Incoming first-year student Madeline “Maddie” Norris of Columbia, S.C., has been awarded a 2013 Thomas Wolfe Scholarship, a full four-year merit scholarship in creative writing, to the University of North Carolina at Chapel Hill.
Norris graduated from Heathwood Hall Episcopal School. She won a 2012 Scholastic Art and Writing Award honorable mention for “flash fiction” from The Alliance for Young Artists and Writers. The nonprofit organization identifies teenage writers with exceptional talent. Previous Scholastic winners include such celebrated writers as Truman Capote, Joyce Carol Oates and Sylvia Plath.
Norris participated in a memoir writing class at Vanderbilt Summer Academy and attended the France Language School in Nice. She enjoys writing creative nonfiction, fiction and poetry and counts J.D. Salinger, Ernest Hemingway and Vladimir Nabokov among her favorite authors.
“I don’t write because I want to. I write because I have to, because I would be driven to madness if I didn’t …” Norris wrote in her scholarship application. “… If I didn’t write, I would lose the clothing of my flesh and sanity. So I write. I write because I am hopelessly human.”

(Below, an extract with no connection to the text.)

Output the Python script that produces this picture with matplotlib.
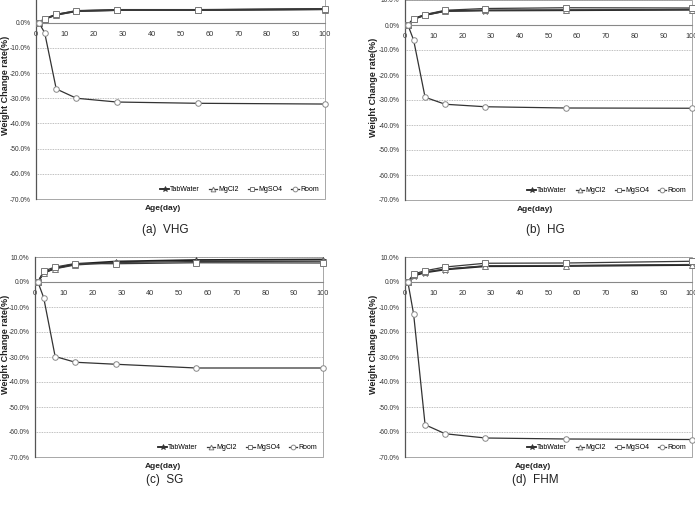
import matplotlib
matplotlib.use("Agg")
import matplotlib.pyplot as plt
from matplotlib.patches import Rectangle
from matplotlib.ticker import FuncFormatter

plt.rcParams['font.family'] = ['Liberation Sans', 'DejaVu Sans']

days = [1, 3, 7, 14, 28, 56, 100]
series_names = ["TabWater", "MgCl2", "MgSO4", "Room"]

# (a) VHG
vhg_tab = [0, 1.5, 3.2, 4.6, 5.0, 5.0, 5.4]
vhg_mgcl2 = [0, 1.4, 3.0, 4.5, 4.9, 4.9, 5.2]
vhg_mgso4 = [0, 1.6, 3.3, 4.8, 5.2, 5.2, 5.6]
vhg_room = [0, -4.0, -26.3, -30.0, -31.5, -32.0, -32.3]

# (b) HG
hg_tab = [0, 2.4, 4.0, 5.6, 5.8, 5.9, 6.1]
hg_mgcl2 = [0, 2.3, 3.9, 5.5, 5.9, 6.0, 6.2]
hg_mgso4 = [0, 2.6, 4.2, 5.9, 6.6, 6.9, 6.8]
hg_room = [0, -6.0, -28.9, -31.7, -32.7, -33.2, -33.3]

# (c) SG
sg_tab = [0, 3.6, 5.5, 7.2, 8.2, 8.8, 9.0]
sg_mgcl2 = [0, 3.8, 5.3, 6.8, 7.8, 8.2, 8.3]
sg_mgso4 = [0, 4.4, 6.0, 7.4, 7.3, 7.7, 7.6]
sg_room = [0, -6.2, -29.8, -32.1, -32.9, -34.4, -34.4]

# (d) FHM
fhm_tab = [0, 2.5, 3.8, 5.0, 6.3, 6.4, 6.8]
fhm_mgcl2 = [0, 2.7, 4.0, 5.2, 6.5, 6.6, 7.0]
fhm_mgso4 = [0, 3.2, 4.5, 6.0, 7.5, 7.6, 8.3]
fhm_room = [0, -12.8, -57.1, -60.7, -62.4, -62.8, -63.0]

captions = ["(a)  VHG", "(b)  HG", "(c)  SG", "(d)  FHM"]
xticks = list(range(0, 101, 10))
yticks = list(range(-70, 11, 10))

W, H = 695, 505
fig = plt.figure(figsize=(W / 100, H / 100), dpi=100)

def add_ax(left, top, right, bottom):
    # pixel box -> figure fraction
    return fig.add_axes([left / W, 1 - bottom / H, (right - left) / W, (bottom - top) / H])

styles = [
    dict(color="#222222", lw=1.3, marker="*", ms=5, mfc="#333333", mec="#333333", mew=0.5),
    dict(color="#3a3a3a", lw=0.9, marker="^", ms=4, mfc="white", mec="#777777", mew=0.7),
    dict(color="#3a3a3a", lw=0.9, marker="s", ms=4, mfc="white", mec="#777777", mew=0.7),
    dict(color="#333333", lw=0.9, marker="o", ms=4, mfc="white", mec="#888888", mew=0.7),
]

panels = [
    ((36, -2.5, 325, 199), [vhg_tab, vhg_mgcl2, vhg_mgso4, vhg_room], (165, 230), (163, 209), 6),
    ((405, 0, 692, 200), [hg_tab, hg_mgcl2, hg_mgso4, hg_room], (545, 230), (535, 210), 374),
    ((35, 257, 323, 457), [sg_tab, sg_mgcl2, sg_mgso4, sg_room], (165, 480), (163, 467), 6),
    ((405, 257, 692, 457), [fhm_tab, fhm_mgcl2, fhm_mgso4, fhm_room], (535, 480), (533, 467), 374),
]

for i, (box, data, cap_pos, xl_pos, yl_x) in enumerate(panels):
    ax = add_ax(*box)
    for name, vals, st in zip(series_names, data, styles):
        ax.plot(days, vals, label=name, clip_on=False, zorder=3, **st)
    ax.set_xlim(0, 100)
    ax.set_ylim(-70, 10)
    ax.set_xticks(xticks)
    ax.set_yticks(yticks)
    ax.yaxis.set_major_formatter(FuncFormatter(lambda v, p: f"{v:.1f}%"))
    ax.yaxis.grid(True, linestyle=(0, (1, 1)), color="#aaaaaa", lw=0.6)
    for s in ["top", "right"]:
        ax.spines[s].set_visible(False)
    ax.spines["bottom"].set_position(("data", 0))
    ax.spines["bottom"].set_color("#888888")
    ax.spines["bottom"].set_linewidth(0.8)
    ax.spines["left"].set_color("#555555")
    ax.spines["left"].set_linewidth(0.9)
    ax.add_patch(Rectangle((0, 0), 1, 1, transform=ax.transAxes, fill=False,
                           ec="#999999", lw=0.6, clip_on=False, zorder=1))
    ax.tick_params(axis="both", length=0, colors="#333333")
    ax.tick_params(axis="x", pad=6, labelsize=5.3)
    ax.tick_params(axis="y", pad=4, labelsize=4.8)
    ax.set_axisbelow(True)
    ax.legend(loc="lower right", ncol=4, frameon=False, fontsize=5,
              handlelength=1.2, handletextpad=0.2, columnspacing=1.3,
              borderaxespad=0.4, markerscale=0.85)
    fig.text(xl_pos[0] / W, 1 - xl_pos[1] / H, "Age(day)", ha="center", va="center",
             fontsize=6, fontweight="bold", color="#222222")
    fig.text(yl_x / W, 1 - ((box[1] + box[3]) / 2 - 13) / H, "Weight Change rate(%)",
             rotation=90, ha="center", va="center", fontsize=6.5, fontweight="bold",
             color="#222222")
    fig.text(cap_pos[0] / W, 1 - cap_pos[1] / H, captions[i], ha="center", va="center",
             fontsize=8.5, color="#222222")

fig.savefig("out.png", dpi=100)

Marianne Gingher, Bowman and Gordon Gray Professor of English and co-director of the scholarship program, said she was deeply moved by Norris’ writing.
“Her clear and graceful prose struck our entire advisory board as confident, tender, wise, and radiant — much like Maddie herself, in person,” Gingher said. “She is only our second Thomas Wolfe Scholar to achieve that designation by submitting a work of nonfiction. We in creative writing are thrilled to have her join our community and believe she will thrive as a writer and student at UNC.”
The scholarship program was established in 2001 with a gift to UNC’s College of Arts and Sciences from alumnus Frank Borden Hanes Sr. of Winston-Salem. It honors Carolina graduate Thomas Wolfe, best known for his 1929 novel, “Look Homeward, Angel.”